The Parable of the Wise and Foolish Builders
Two houses, one storm — and everything depends on the foundation.
The wise man builds his house on rock; the foolish man on sand. The same rain, floods, and wind beat on both — but the house on rock stands, and the house on sand falls with a great crash. The difference is hearing Jesus' words and doing them.
The parable
Therefore whosoever heareth these sayings of mine, and doeth them, I will liken him unto a wise man, which built his house upon a rock: And the rain descended, and the floods came, and the winds blew, and beat upon that house; and it fell not: for it was founded upon a rock.

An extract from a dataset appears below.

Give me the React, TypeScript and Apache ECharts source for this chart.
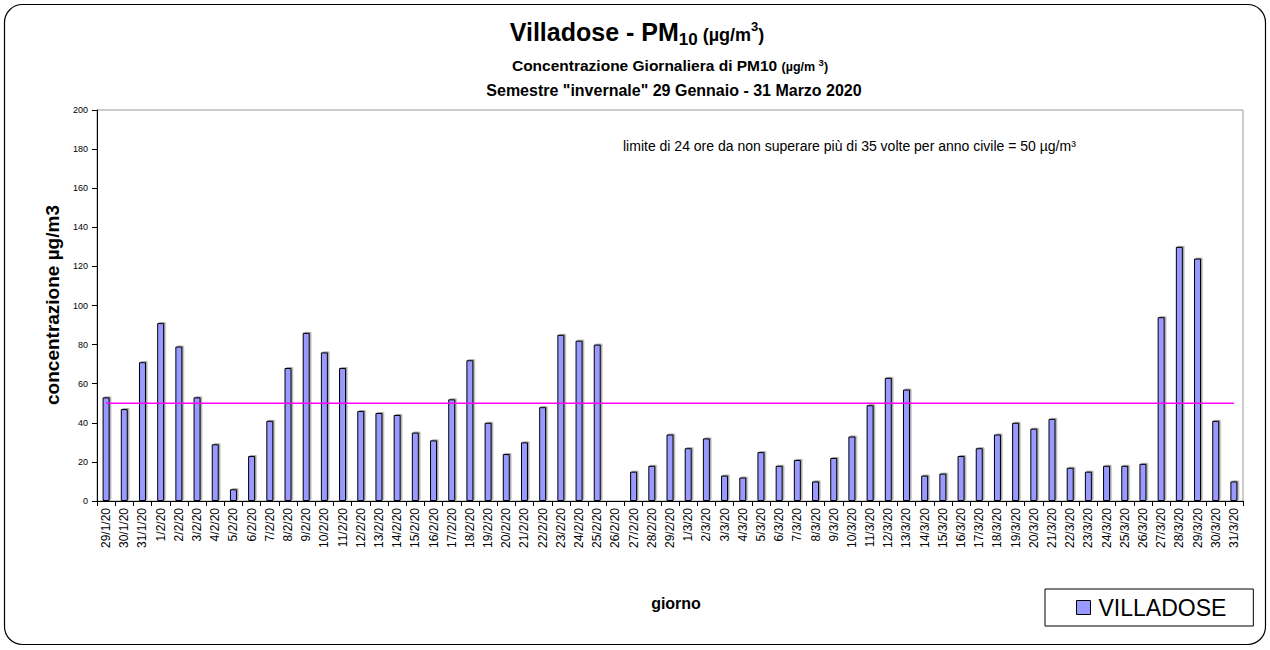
import React, { useEffect, useRef } from "react";
import * as echarts from "echarts";

const FONT = '"Liberation Sans", Arial, Helvetica, sans-serif';

const categories = [
  "29/1/20", "30/1/20", "31/1/20",
  "1/2/20", "2/2/20", "3/2/20", "4/2/20", "5/2/20", "6/2/20", "7/2/20", "8/2/20", "9/2/20", "10/2/20",
  "11/2/20", "12/2/20", "13/2/20", "14/2/20", "15/2/20", "16/2/20", "17/2/20", "18/2/20", "19/2/20", "20/2/20",
  "21/2/20", "22/2/20", "23/2/20", "24/2/20", "25/2/20", "26/2/20", "27/2/20", "28/2/20", "29/2/20",
  "1/3/20", "2/3/20", "3/3/20", "4/3/20", "5/3/20", "6/3/20", "7/3/20", "8/3/20", "9/3/20", "10/3/20",
  "11/3/20", "12/3/20", "13/3/20", "14/3/20", "15/3/20", "16/3/20", "17/3/20", "18/3/20", "19/3/20", "20/3/20",
  "21/3/20", "22/3/20", "23/3/20", "24/3/20", "25/3/20", "26/3/20", "27/3/20", "28/3/20", "29/3/20", "30/3/20", "31/3/20",
];

const villadose: (number | null)[] = [
  53, 47, 71,
  91, 79, 53, 29, 6, 23, 41, 68, 86, 76,
  68, 46, 45, 44, 35, 31, 52, 72, 40, 24,
  30, 48, 85, 82, 80, null, 15, 18, 34,
  27, 32, 13, 12, 25, 18, 21, 10, 22, 33,
  49, 63, 57, 13, 14, 23, 27, 34, 40, 37,
  42, 17, 15, 18, 18, 19, 94, 130, 124, 41, 10,
];

const LIMIT = 50;
const yTicks = { min: 0, max: 200, interval: 20 };

const seriesName = "VILLADOSE";
const titleMain = "Villadose - PM";
const subTitle1 = "Concentrazione Giornaliera di PM10";
const subTitle2 = 'Semestre "invernale" 29 Gennaio - 31 Marzo 2020';
const noteText = "limite di 24 ore da non superare più di 35 volte per anno civile = 50 µg/m³";
const yName = "concentrazione µg/m3";
const xName = "giorno";

type Seg = { t: string; size: number; dy: number; weight?: string };

function measure(ctx: CanvasRenderingContext2D, text: string, size: number, weight: string) {
  ctx.font = `${weight} ${size}px ${FONT}`;
  return ctx.measureText(text).width;
}

function richLine(ctx: CanvasRenderingContext2D, segs: Seg[], cx: number, baseline: number) {
  const widths = segs.map((s) => measure(ctx, s.t, s.size, s.weight || "bold"));
  const total = widths.reduce((a, b) => a + b, 0);
  let x = cx - total / 2;
  const out: any[] = [];
  segs.forEach((s, i) => {
    out.push({
      type: "text",
      x,
      y: baseline + s.dy - 0.35 * s.size,
      silent: true,
      style: {
        text: s.t,
        fill: "#000",
        fontSize: s.size,
        fontWeight: s.weight || "bold",
        fontFamily: FONT,
        align: "left",
        textAlign: "left",
        verticalAlign: "middle",
        textVerticalAlign: "middle",
      },
    });
    x += widths[i];
  });
  return out;
}

export default function App() {
  const ref = useRef<HTMLDivElement>(null);

  useEffect(() => {
    if (!ref.current) return;
    const chart = echarts.init(ref.current, null, { renderer: "svg" });
    const canvas = document.createElement("canvas");
    const ctx = canvas.getContext("2d") as CanvasRenderingContext2D;

    const titleEls = [
      ...richLine(
        ctx,
        [
          { t: titleMain, size: 25, dy: 0 },
          { t: "10", size: 17, dy: 4 },
          { t: " (µg/m", size: 18, dy: 0 },
          { t: "3", size: 13, dy: -10 },
          { t: ")", size: 18, dy: 0 },
        ],
        637,
        41
      ),
      ...richLine(
        ctx,
        [
          { t: subTitle1 + " ", size: 15.5, dy: 0 },
          { t: "(µg/m ", size: 12.5, dy: 0 },
          { t: "3", size: 9.5, dy: -5 },
          { t: ")", size: 12.5, dy: 0 },
        ],
        670,
        71
      ),
      ...richLine(ctx, [{ t: subTitle2, size: 16, dy: 0 }], 674, 96),
    ];

    const option: any = {
      animation: false,
      backgroundColor: "#fff",
      textStyle: { fontFamily: FONT },
      grid: {
        left: 97,
        right: 27,
        top: 110,
        bottom: 149,
        show: true,
        borderColor: "#999",
        borderWidth: 1,
        backgroundColor: "transparent",
        containLabel: false,
      },
      legend: {
        data: [seriesName],
        left: 1045,
        top: 589,
        orient: "horizontal",
        icon: "rect",
        itemWidth: 14,
        itemHeight: 14,
        padding: [7, 27, 7, 31],
        borderColor: "#000",
        borderWidth: 1,
        backgroundColor: "#fff",
        textStyle: { fontSize: 23, color: "#000", fontFamily: FONT, padding: [0, 0, 0, 3] },
        itemStyle: {
          color: "#9999FF",
          borderColor: "#000",
          borderWidth: 1,
          shadowBlur: 0,
          shadowColor: "transparent",
          shadowOffsetX: 0,
          shadowOffsetY: 0,
        },
      },
      xAxis: {
        type: "category",
        data: categories,
        boundaryGap: true,
        axisLine: { show: true, lineStyle: { color: "#000", width: 1 } },
        axisTick: { show: true, length: 5, lineStyle: { color: "#000" } },
        axisLabel: {
          interval: 0,
          rotate: 90,
          fontSize: 12,
          color: "#000",
          fontFamily: FONT,
          margin: 7,
        },
        splitLine: { show: false },
      },
      yAxis: {
        type: "value",
        min: yTicks.min,
        max: yTicks.max,
        interval: yTicks.interval,
        axisLine: { show: true, lineStyle: { color: "#000", width: 1 } },
        axisTick: { show: true, length: 5, lineStyle: { color: "#000" } },
        axisLabel: { fontSize: 9, color: "#000", fontFamily: FONT, margin: 9 },
        splitLine: { show: false },
      },
      series: [
        {
          name: seriesName,
          type: "bar",
          data: villadose,
          barWidth: 7,
          itemStyle: {
            color: "#9999FF",
            borderColor: "#000",
            borderWidth: 1,
            shadowColor: "rgba(0,0,0,0.35)",
            shadowBlur: 1,
            shadowOffsetX: 1.5,
            shadowOffsetY: -1,
          },
        },
        {
          name: "limite",
          type: "line",
          data: categories.map(() => LIMIT),
          symbol: "none",
          silent: true,
          lineStyle: { color: "#FF00FF", width: 1.5 },
          z: 3,
        },
      ],
      graphic: [
        {
          type: "rect",
          shape: { x: 4.5, y: 4.5, width: 1261, height: 640, r: 18 },
          style: { fill: "none", stroke: "#000", lineWidth: 1.2 },
          silent: true,
          z: -10,
        },
        ...titleEls,
        {
          type: "text",
          x: 623,
          y: 146,
          silent: true,
          style: {
            text: noteText,
            fill: "#000",
            fontSize: 14,
            fontFamily: FONT,
            align: "left",
            textAlign: "left",
            verticalAlign: "middle",
            textVerticalAlign: "middle",
          },
        },
        {
          type: "text",
          x: 52,
          y: 305,
          rotation: Math.PI / 2,
          silent: true,
          style: {
            text: yName,
            fill: "#000",
            fontSize: 19,
            fontWeight: "bold",
            fontFamily: FONT,
            align: "center",
            textAlign: "center",
            verticalAlign: "middle",
            textVerticalAlign: "middle",
          },
        },
        {
          type: "text",
          x: 676,
          y: 603,
          silent: true,
          style: {
            text: xName,
            fill: "#000",
            fontSize: 16,
            fontWeight: "bold",
            fontFamily: FONT,
            align: "center",
            textAlign: "center",
            verticalAlign: "middle",
            textVerticalAlign: "middle",
          },
        },
      ],
    };

    chart.setOption(option);
    return () => chart.dispose();
  }, []);

  return (
    <div
      ref={ref}
      style={{ position: "fixed", left: 0, top: 0, width: 1270, height: 650 }}
    />
  );
}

The wise builder on the rock: the storm came, and it fell not.
And every one that heareth these sayings of mine, and doeth them not, shall be likened unto a foolish man, which built his house upon the sand: And the rain descended, and the floods came, and the winds blew, and beat upon that house; and it fell: and great was the fall of it.
The foolish builder on the sand: and great was the fall of it.
What it means
Jesus closes the Sermon on the Mount with this parable, and it sorts all his hearers into two builders. Notably, both men build houses that look the same from the outside, and both face the identical storm. The difference is entirely underground, in the foundation — visible only when the flood comes.
The rock is not merely hearing Jesus' words but doing them: whosoever heareth these sayings of mine, and doeth them. The foolish builder hears the same words and does them not. Both are religious enough to build; the divide is between hearing that changes how you live and hearing that does not.
The storm is inevitable — it beats on both houses. The parable does not promise that faith exempts us from the flood, only that a life built on obedience to Christ will stand when everything is tested. When the storm reveals what a life was founded on, only the rock remains.